In contrast, documents in science and law are typically extensive, containing a sufficient number of sentences for reliable analysis. However, these fields frequently use foreign words and specialized terminology, which our parser can recognize if such terms are included in the underlying lexicon. The current lexicon, Morphy [
19], may not be comprehensive enough in this regard. Moreover, legal texts often employ specialized sentence structures that may differ from the grammatical patterns observed in both human-written and machine-generated texts. In such cases, the reference corpora for human-written and machine-generated texts should be specifically tailored to legal discourse, and the set of grammatical features used for analysis may need to be adjusted accordingly.
The identification of AI-generated content becomes more challenging when only certain portions of a text are AI-generated. In these cases, we hypothesize that the grammatical statistics of the text would fall between those of purely human-written and purely AI-generated texts.

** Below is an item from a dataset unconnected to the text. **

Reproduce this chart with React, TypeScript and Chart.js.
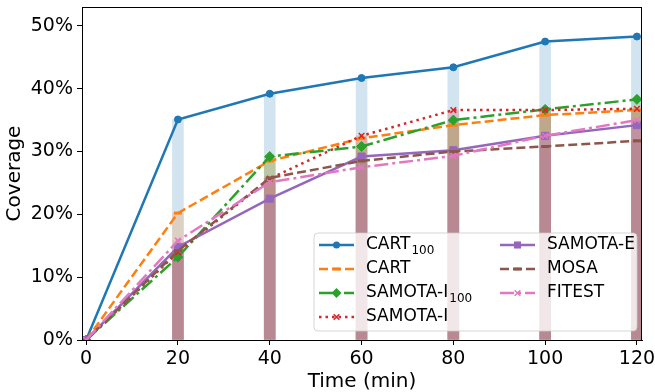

Conventional AI detection techniques, such as those proposed by Opara et al. (2024) [
12], Alamleh et al. (2023) [
13], and Guo et al. (2024) [
15], primarily rely on easily extractable textual features, such as emotional tone or subjectivity. These methods typically involve counting specific words or identifying recurring patterns within the text. However, because such features are straightforward to modify, AI systems can readily alter them through techniques like humanization.

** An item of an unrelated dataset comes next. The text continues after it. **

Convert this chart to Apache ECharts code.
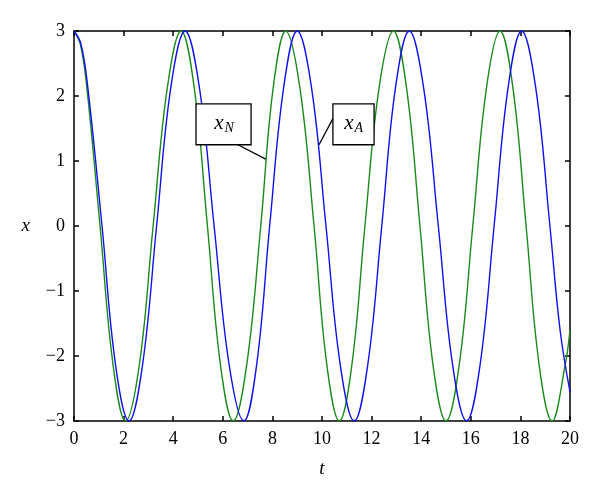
<!DOCTYPE html>
<html><head><meta charset="utf-8">
<script src="https://cdn.jsdelivr.net/npm/echarts@6/dist/echarts.min.js"></script>
<style>html,body{margin:0;padding:0;background:#fff}#c{width:600px;height:502px}</style>
</head><body><div id="c"></div>
<script>
// x_N (green)
const tN = [0, 0.26, 0.52, 1.05, 1.57, 2.08, 2.64, 3.19, 3.76, 4.32, 4.85, 5.38, 5.90, 6.42, 6.97, 7.53, 8.03, 8.54, 9.11, 9.68, 10.19, 10.70, 11.21, 11.73, 12.30, 12.88, 13.41, 13.95, 14.47, 15.00, 15.54, 16.08, 16.63, 17.18, 17.70, 18.23, 18.75, 19.28, 19.80, 20];
const xN = [3, 2.79, 2.12, 0, -2.12, -3, -2.12, 0, 2.12, 3, 2.12, 0, -2.12, -3, -2.12, 0, 2.12, 3, 2.12, 0, -2.12, -3, -2.12, 0, 2.12, 3, 2.12, 0, -2.12, -3, -2.12, 0, 2.12, 3, 2.12, 0, -2.12, -3, -2.15, -1.6];
// x_A (blue)
const tA = [0, 0.28, 0.56, 1.13, 1.67, 2.22, 2.77, 3.33, 3.90, 4.48, 5.06, 5.65, 6.25, 6.85, 7.37, 7.89, 8.45, 9.00, 9.58, 10.16, 10.73, 11.30, 11.85, 12.41, 12.96, 13.52, 14.10, 14.69, 15.26, 15.83, 16.38, 16.94, 17.50, 18.05, 18.62, 19.19, 19.60, 20];
const xA = [3, 2.8, 2.12, 0, -2.12, -3, -2.12, 0, 2.12, 3, 2.12, 0, -2.12, -3, -2.12, 0, 2.12, 3, 2.12, 0, -2.12, -3, -2.12, 0, 2.12, 3, 2.12, 0, -2.12, -3, -2.12, 0, 2.12, 3, 2.12, 0, -1.6, -2.55];

const xTicks = [0, 2, 4, 6, 8, 10, 12, 14, 16, 18, 20];
const yTicks = [-3, -2, -1, 0, 1, 2, 3];
const yTickLabels = ['\u22123', '\u22122', '\u22121', '0', '1', '2', '3'];
const legendNames = ['N', 'A'];

const FONT = 'Liberation Serif';
const chart = echarts.init(document.getElementById('c'), null, {renderer: 'canvas'});
const pairs = (t, x) => t.map((v, i) => [v, x[i]]);

function xAx(pos, show) {
  return {
    type: 'value', position: pos, min: xTicks[0], max: xTicks[xTicks.length - 1], interval: 2,
    axisLine: {show: true, onZero: false, lineStyle: {color: '#000', width: 1.5}},
    axisTick: {show: true, inside: true, length: 5, lineStyle: {color: '#000', width: 1.5}},
    axisLabel: {show: show, color: '#000', fontFamily: FONT, fontSize: 18, margin: 9,
      formatter: v => String(xTicks[xTicks.indexOf(v)])},
    splitLine: {show: false},
    name: show ? 't' : '', nameLocation: 'middle', nameGap: 38,
    nameTextStyle: {fontFamily: FONT, fontStyle: 'italic', fontSize: 19, color: '#000'}
  };
}
function yAx(pos, show) {
  return {
    type: 'value', position: pos, min: -3, max: 3, interval: 1,
    axisLine: {show: true, onZero: false, lineStyle: {color: '#000', width: 1.5}},
    axisTick: {show: true, inside: true, length: 5, lineStyle: {color: '#000', width: 1.5}},
    axisLabel: {show: show, color: '#000', fontFamily: FONT, fontSize: 18, margin: 9,
      formatter: v => yTickLabels[yTicks.indexOf(v)]},
    splitLine: {show: false},
    name: show ? 'x' : '', nameLocation: 'middle', nameGap: 44, nameRotate: 0,
    nameTextStyle: {fontFamily: FONT, fontStyle: 'italic', fontSize: 19, color: '#000'}
  };
}

chart.setOption({
  animation: false,
  backgroundColor: '#fff',
  grid: {left: 74, right: 30, top: 31, bottom: 81},
  xAxis: [xAx('bottom', true), xAx('top', false)],
  yAxis: [yAx('left', true), yAx('right', false)],
  series: [
    {type: 'line', name: 'xN', data: pairs(tN, xN), smooth: 0.4, showSymbol: false,
      lineStyle: {color: '#1a8a1a', width: 1.4}, z: 2},
    {type: 'line', name: 'xA', data: pairs(tA, xA), smooth: 0.4, showSymbol: false,
      lineStyle: {color: '#1010ee', width: 1.4}, z: 3}
  ]
});

const P = (t, x) => chart.convertToPixel({xAxisIndex: 0, yAxisIndex: 0}, [t, x]);
function annot(sub, box, lead) {
  const a = P(box[0], box[1]), b = P(box[2], box[3]);
  const l0 = P(lead[0], lead[1]), l1 = P(lead[2], lead[3]);
  const cx = (a[0] + b[0]) / 2, cy = (a[1] + b[1]) / 2;
  return [
    {type: 'line', shape: {x1: l0[0], y1: l0[1], x2: l1[0], y2: l1[1]}, style: {stroke: '#000', lineWidth: 1.3}, z: 10},
    {type: 'rect', shape: {x: a[0], y: a[1], width: b[0] - a[0], height: b[1] - a[1]},
      style: {fill: '#fff', stroke: '#000', lineWidth: 1.3}, z: 11},
    {type: 'text', z: 12, style: {text: 'x', x: cx + 0, y: cy - 1, align: 'right', verticalAlign: 'middle',
      font: 'italic 21px "Liberation Serif"', fill: '#000'}},
    {type: 'text', z: 12, style: {text: sub, x: cx + 1, y: cy + 4, align: 'left', verticalAlign: 'middle',
      font: 'italic 14px "Liberation Serif"', fill: '#000'}}
  ];
}
chart.setOption({
  graphic: [].concat(
    annot(legendNames[0], [4.92, 1.88, 7.14, 1.25], [6.61, 1.25, 7.73, 1.03]),
    annot(legendNames[1], [10.44, 1.88, 12.10, 1.25], [10.45, 1.66, 9.88, 1.25])
  )
});
</script></body></html>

In contrast, our approach relies on features that require a complete parsing of sentences. Given that all analyzed large language models (LLMs), regardless of whether they are older or more recent, exhibit consistent grammatical properties, we posit that these properties are characteristic of machine-generated writing. While it may be possible to instruct an LLM to emulate human-like grammar, doing so would fundamentally alter the model’s writing style. Post-processing an existing text to retrospectively modify its grammar could also be feasible, but it presents significant challenges. Specifically, ensuring that the original content remains unchanged while modifying the syntactic structure, particularly the occurrence of nouns and their syntactic relationships, would be difficult to achieve.
In this study, we compared two corpora based on the cosine similarity of their grammatical feature vectors. If the cosine similarity between a given corpus and a machine-generated corpus is higher than that between the given corpus and a human-written corpus, the given corpus can be classified as machine-generated. However, we did not currently compute confidence scores for these classifications, which would be crucial for practical applications. Additionally, we have not yet evaluated the reliability of our method in comparison to other AI-based detection mechanisms. These limitations will be addressed as the method is further refined for real-world implementation.
Future research will aim to extend the parser’s capabilities to encompass all grammatically correct German sentences rather than only a subset. In combination with the reduction in false interpretations of sentences, the sentences needed for an AI detection would reduce significantly. Furthermore, integrating the strengths of both rule-based and neural methodologies appears to be a promising direction for future developments.